400 years since Prague’s Old Town Square executions
Exactly 400 years ago, Habsburg Catholic authorities put three nobles, seven knights, and 17 burghers to death on Prague’s Old Town Square. Their executions – victor’s justice – came many months after the defeat of the reformist Bohemians in the seminal Battle of White Mountain. Twenty-seven white stone crosses have long been embedded in the historic square, paying tribute to the men whom Czechs consider to be martyrs of the nation.
The 17th century Battle of White Mountain – the culmination of a three-year long Protestant Uprising that saw the Catholic monarch Ferdinand II deposed – was a defining moment in the history of the Czech lands.
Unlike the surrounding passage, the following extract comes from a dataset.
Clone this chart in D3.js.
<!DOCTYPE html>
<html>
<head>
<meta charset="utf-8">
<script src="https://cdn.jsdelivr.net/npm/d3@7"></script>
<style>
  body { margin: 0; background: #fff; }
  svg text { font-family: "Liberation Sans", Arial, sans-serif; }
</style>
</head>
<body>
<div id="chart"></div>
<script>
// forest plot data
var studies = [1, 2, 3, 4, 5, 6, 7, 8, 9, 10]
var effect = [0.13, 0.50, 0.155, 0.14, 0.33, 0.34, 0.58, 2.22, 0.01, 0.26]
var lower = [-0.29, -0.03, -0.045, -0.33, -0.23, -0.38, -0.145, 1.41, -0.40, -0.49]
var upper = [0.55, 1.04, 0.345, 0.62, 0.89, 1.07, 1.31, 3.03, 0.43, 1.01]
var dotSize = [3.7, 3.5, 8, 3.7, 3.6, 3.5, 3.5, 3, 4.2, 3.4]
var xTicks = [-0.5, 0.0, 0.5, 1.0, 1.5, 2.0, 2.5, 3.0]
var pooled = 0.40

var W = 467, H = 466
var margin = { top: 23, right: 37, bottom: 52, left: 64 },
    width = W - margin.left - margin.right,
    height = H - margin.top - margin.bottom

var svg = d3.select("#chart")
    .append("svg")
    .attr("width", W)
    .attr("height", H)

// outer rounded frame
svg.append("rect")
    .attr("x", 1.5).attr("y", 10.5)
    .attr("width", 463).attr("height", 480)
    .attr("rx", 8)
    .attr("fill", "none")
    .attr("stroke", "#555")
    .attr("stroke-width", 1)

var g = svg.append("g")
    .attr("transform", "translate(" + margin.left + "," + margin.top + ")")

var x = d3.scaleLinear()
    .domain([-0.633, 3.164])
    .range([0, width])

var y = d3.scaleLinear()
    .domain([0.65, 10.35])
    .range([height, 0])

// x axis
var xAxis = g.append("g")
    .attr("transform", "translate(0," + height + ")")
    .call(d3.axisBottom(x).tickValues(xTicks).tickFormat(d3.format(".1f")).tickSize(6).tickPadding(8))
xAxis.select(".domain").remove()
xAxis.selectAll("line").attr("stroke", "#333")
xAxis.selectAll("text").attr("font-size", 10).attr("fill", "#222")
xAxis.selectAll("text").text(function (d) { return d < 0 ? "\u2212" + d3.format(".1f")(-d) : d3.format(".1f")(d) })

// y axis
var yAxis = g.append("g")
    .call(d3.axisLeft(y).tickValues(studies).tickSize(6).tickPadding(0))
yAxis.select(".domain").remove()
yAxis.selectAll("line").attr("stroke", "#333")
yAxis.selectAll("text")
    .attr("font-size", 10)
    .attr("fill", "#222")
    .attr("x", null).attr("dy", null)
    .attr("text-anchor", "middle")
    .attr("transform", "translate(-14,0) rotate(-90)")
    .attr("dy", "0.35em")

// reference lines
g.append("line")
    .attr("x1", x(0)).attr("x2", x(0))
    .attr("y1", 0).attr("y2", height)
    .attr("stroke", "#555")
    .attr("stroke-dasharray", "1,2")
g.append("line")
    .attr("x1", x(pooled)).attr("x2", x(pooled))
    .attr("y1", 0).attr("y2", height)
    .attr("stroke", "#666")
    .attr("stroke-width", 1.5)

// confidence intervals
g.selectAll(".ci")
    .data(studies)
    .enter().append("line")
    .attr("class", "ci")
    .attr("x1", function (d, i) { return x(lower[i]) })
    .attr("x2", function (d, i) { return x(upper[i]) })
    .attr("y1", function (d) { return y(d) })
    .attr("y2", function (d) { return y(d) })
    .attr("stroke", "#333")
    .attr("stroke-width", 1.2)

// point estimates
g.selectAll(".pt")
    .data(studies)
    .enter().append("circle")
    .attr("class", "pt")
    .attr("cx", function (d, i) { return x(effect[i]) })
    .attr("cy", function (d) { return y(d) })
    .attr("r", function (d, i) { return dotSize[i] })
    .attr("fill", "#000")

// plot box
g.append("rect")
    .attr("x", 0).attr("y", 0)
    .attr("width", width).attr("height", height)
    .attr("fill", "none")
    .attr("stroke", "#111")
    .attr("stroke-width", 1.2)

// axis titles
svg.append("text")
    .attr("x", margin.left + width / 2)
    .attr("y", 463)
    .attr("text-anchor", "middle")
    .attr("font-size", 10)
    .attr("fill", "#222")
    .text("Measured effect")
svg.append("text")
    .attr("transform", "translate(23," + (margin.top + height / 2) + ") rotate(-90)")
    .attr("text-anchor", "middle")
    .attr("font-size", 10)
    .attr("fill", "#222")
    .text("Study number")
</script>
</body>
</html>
That defeat culminated in a mass exodus of aristocrats, tradesmen, and intellectuals, including the renowned scholar Comenius.
Pavel Černý is a Church of the Brethren pastor and a lecturer at the Evangelical Theological Seminary in Prague. The mass exodus of the nation’s elite, he says, was devastating “blow” from which it would not recover fully for centuries to come.
“I think that the exodus was something that profoundly damaged the Bohemian kingdom. A wide range of accomplished people of various professions left the Czech lands. Five out of six Bohemian nobles went into exile, hundreds of thousands of families, in different waves. The kingdom lost intellectuals, Comenius among them, and many of its most capable people working towards stability. It was, in my view, a huge blow.”
Most prominent Protestants who did stay behind were soon stripped of their land, status and dignity. Forty-seven leaders of the rebellion were eventually put on trial. It had proven difficult to set up a tribunal, with members of higher social classes reluctant to participate – including some who had survived defenestration.
After the trials, scores of carpenters laboured for days to erect a stage and gallows on Prague’s Old Town Square. Among those condemned to die was philosopher Ján Jesenský, rector of the university in Prague, whose tongue was cut out before his beheading. His body was quartered and impaled on stakes. In all, 27 defendants – including one Catholic – would pay the ultimate price on June 21, 1621. Headless bodies were handed over to the families, and heads attached to the Old Town Bridge Tower.
The condemned were led to the gallows by Lutheran and Utraquist preachers (Brethren were not allowed), but there were also Catholic clergy in the belief that some might convert at the last minute. Pavel Černý says the people of Bohemia were horrified by the executions, all the more so because they took place so long after the Battle of White Mountain. The clergymen’s accounts of that day 400 years ago are chilling, says Pavel Černý.
“The confessional conversations that have survived are very moving as they include personal and family details. They are remarkable material which, from a theological point of view, show that in the end, people – who may have been of different denominations – when they faced death, sought God’s arms in the same way.”
One of the many factors that had led the Protestants to rise up against Ferdinand II were perceived violations of Emperor Rudolf II’s guarantee of religious freedom throughout Bohemia. Such tolerance was abandoned in stages beginning in 1621, when the new Emperor would order all non-Lutherans to leave the realm in three days or to convert to Roman Catholicism. The following year, he would forbid the practice of the Lutheran faith as well.